§ Work to complete:
Nothing but the lines from the line with "Rebuild this diagram" to the line with "(divtop) -- (divbot);", both included, is to be repeated, and those exactly. Leave out the pictures.

[Rows from a dataset of charts and code]
╔══
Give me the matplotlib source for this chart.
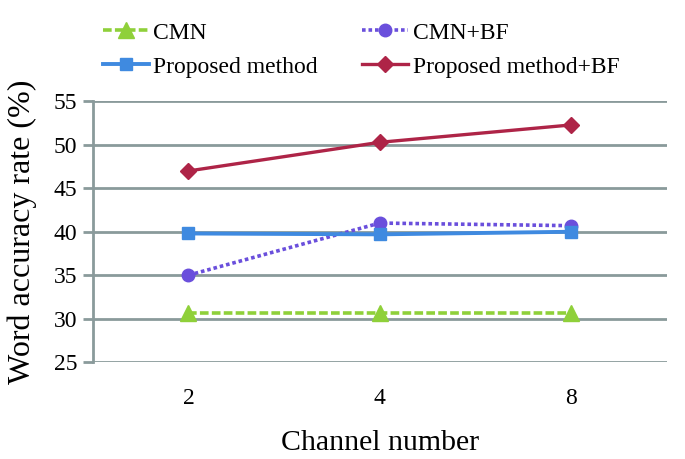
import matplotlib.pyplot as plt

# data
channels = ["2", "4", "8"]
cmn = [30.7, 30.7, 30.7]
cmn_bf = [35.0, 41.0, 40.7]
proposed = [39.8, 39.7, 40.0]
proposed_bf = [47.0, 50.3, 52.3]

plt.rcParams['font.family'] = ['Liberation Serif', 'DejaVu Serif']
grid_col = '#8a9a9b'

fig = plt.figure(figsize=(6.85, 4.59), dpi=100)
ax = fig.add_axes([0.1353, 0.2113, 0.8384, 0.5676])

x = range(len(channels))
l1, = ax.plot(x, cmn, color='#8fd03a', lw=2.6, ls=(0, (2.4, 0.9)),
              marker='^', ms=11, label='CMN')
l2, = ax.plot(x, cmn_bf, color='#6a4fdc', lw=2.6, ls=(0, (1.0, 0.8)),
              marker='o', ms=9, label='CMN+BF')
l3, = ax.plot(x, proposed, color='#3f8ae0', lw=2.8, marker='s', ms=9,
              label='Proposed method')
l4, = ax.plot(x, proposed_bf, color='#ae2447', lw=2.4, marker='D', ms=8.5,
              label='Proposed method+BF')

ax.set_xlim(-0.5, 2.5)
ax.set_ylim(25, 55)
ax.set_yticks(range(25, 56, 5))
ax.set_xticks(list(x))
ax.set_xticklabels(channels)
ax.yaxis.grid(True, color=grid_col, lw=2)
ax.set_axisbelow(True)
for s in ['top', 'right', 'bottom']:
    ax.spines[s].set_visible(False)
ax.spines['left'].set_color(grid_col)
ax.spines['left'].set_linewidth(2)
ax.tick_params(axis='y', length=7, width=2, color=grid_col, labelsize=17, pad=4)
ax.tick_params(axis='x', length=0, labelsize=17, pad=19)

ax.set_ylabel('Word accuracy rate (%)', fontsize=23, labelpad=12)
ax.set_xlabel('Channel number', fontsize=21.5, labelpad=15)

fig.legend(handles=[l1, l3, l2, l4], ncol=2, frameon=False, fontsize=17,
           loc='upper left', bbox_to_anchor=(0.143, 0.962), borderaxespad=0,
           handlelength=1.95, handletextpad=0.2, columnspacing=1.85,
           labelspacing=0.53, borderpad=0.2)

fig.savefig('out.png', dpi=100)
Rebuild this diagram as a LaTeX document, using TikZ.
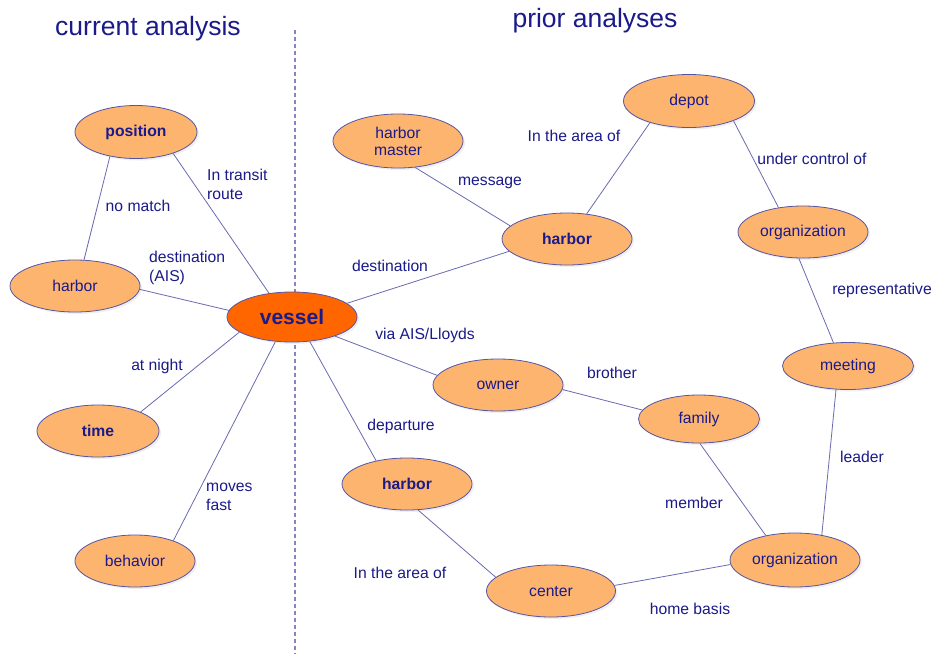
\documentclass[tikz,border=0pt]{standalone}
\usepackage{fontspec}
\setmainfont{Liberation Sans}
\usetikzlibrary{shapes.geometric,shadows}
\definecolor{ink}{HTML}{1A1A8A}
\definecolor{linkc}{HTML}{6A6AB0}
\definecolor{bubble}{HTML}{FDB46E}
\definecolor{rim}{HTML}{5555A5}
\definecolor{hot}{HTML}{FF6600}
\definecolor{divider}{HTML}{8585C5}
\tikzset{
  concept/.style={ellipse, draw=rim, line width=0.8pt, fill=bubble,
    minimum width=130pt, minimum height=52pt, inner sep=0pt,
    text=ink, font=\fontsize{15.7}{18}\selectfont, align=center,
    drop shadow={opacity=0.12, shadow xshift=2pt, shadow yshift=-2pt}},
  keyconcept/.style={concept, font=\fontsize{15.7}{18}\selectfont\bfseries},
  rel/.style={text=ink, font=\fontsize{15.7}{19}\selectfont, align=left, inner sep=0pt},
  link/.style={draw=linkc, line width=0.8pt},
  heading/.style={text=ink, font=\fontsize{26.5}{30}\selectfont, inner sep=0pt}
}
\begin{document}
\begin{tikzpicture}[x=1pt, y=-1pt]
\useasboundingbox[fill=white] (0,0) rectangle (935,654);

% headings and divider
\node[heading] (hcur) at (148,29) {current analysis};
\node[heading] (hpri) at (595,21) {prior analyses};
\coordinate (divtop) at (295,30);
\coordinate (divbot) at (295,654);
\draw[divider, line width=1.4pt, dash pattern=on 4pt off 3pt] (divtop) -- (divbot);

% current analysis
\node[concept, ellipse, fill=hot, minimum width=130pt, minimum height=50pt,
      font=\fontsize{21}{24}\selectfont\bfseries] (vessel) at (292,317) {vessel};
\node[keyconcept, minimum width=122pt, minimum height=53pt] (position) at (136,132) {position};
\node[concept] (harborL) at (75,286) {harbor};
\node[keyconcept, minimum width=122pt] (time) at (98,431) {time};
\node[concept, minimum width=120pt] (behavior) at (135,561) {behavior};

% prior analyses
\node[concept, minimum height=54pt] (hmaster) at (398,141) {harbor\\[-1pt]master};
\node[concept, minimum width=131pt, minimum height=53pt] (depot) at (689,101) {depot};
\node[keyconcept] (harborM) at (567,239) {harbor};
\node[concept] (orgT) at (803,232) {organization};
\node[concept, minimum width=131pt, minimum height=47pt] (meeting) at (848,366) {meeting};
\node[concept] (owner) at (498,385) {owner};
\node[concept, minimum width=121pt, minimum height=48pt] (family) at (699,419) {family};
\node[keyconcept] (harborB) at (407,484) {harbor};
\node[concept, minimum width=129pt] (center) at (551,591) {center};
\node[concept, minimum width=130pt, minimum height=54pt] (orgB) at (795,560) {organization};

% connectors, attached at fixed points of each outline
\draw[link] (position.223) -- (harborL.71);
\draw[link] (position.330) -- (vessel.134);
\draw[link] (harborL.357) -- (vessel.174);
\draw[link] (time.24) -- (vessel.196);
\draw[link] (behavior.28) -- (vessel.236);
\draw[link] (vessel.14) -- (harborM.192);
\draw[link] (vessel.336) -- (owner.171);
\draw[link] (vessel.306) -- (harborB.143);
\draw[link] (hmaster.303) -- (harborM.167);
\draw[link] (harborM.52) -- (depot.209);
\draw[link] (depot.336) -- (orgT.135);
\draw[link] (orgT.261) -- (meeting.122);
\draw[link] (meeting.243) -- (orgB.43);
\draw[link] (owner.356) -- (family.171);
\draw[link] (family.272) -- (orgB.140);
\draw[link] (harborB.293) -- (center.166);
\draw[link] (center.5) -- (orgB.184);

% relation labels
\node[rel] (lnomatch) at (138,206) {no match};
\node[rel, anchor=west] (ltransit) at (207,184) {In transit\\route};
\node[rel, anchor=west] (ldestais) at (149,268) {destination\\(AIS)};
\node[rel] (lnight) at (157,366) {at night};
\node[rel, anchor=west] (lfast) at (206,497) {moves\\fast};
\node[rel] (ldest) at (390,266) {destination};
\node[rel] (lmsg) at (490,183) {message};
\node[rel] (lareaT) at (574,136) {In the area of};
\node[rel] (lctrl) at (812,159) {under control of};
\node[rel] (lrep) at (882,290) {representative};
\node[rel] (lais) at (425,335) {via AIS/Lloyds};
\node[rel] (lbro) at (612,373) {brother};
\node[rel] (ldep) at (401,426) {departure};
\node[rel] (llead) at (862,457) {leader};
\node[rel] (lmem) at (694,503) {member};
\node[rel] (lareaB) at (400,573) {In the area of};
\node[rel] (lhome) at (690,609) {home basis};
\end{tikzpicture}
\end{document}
╚══
§ Exercise answer:
Rebuild this diagram as a LaTeX document, using TikZ.
\documentclass[tikz,border=0pt]{standalone}
\usepackage{fontspec}
\setmainfont{Liberation Sans}
\usetikzlibrary{shapes.geometric,shadows}
\definecolor{ink}{HTML}{1A1A8A}
\definecolor{linkc}{HTML}{6A6AB0}
\definecolor{bubble}{HTML}{FDB46E}
\definecolor{rim}{HTML}{5555A5}
\definecolor{hot}{HTML}{FF6600}
\definecolor{divider}{HTML}{8585C5}
\tikzset{
  concept/.style={ellipse, draw=rim, line width=0.8pt, fill=bubble,
    minimum width=130pt, minimum height=52pt, inner sep=0pt,
    text=ink, font=\fontsize{15.7}{18}\selectfont, align=center,
    drop shadow={opacity=0.12, shadow xshift=2pt, shadow yshift=-2pt}},
  keyconcept/.style={concept, font=\fontsize{15.7}{18}\selectfont\bfseries},
  rel/.style={text=ink, font=\fontsize{15.7}{19}\selectfont, align=left, inner sep=0pt},
  link/.style={draw=linkc, line width=0.8pt},
  heading/.style={text=ink, font=\fontsize{26.5}{30}\selectfont, inner sep=0pt}
}
\begin{document}
\begin{tikzpicture}[x=1pt, y=-1pt]
\useasboundingbox[fill=white] (0,0) rectangle (935,654);

% headings and divider
\node[heading] (hcur) at (148,29) {current analysis};
\node[heading] (hpri) at (595,21) {prior analyses};
\coordinate (divtop) at (295,30);
\coordinate (divbot) at (295,654);
\draw[divider, line width=1.4pt, dash pattern=on 4pt off 3pt] (divtop) -- (divbot);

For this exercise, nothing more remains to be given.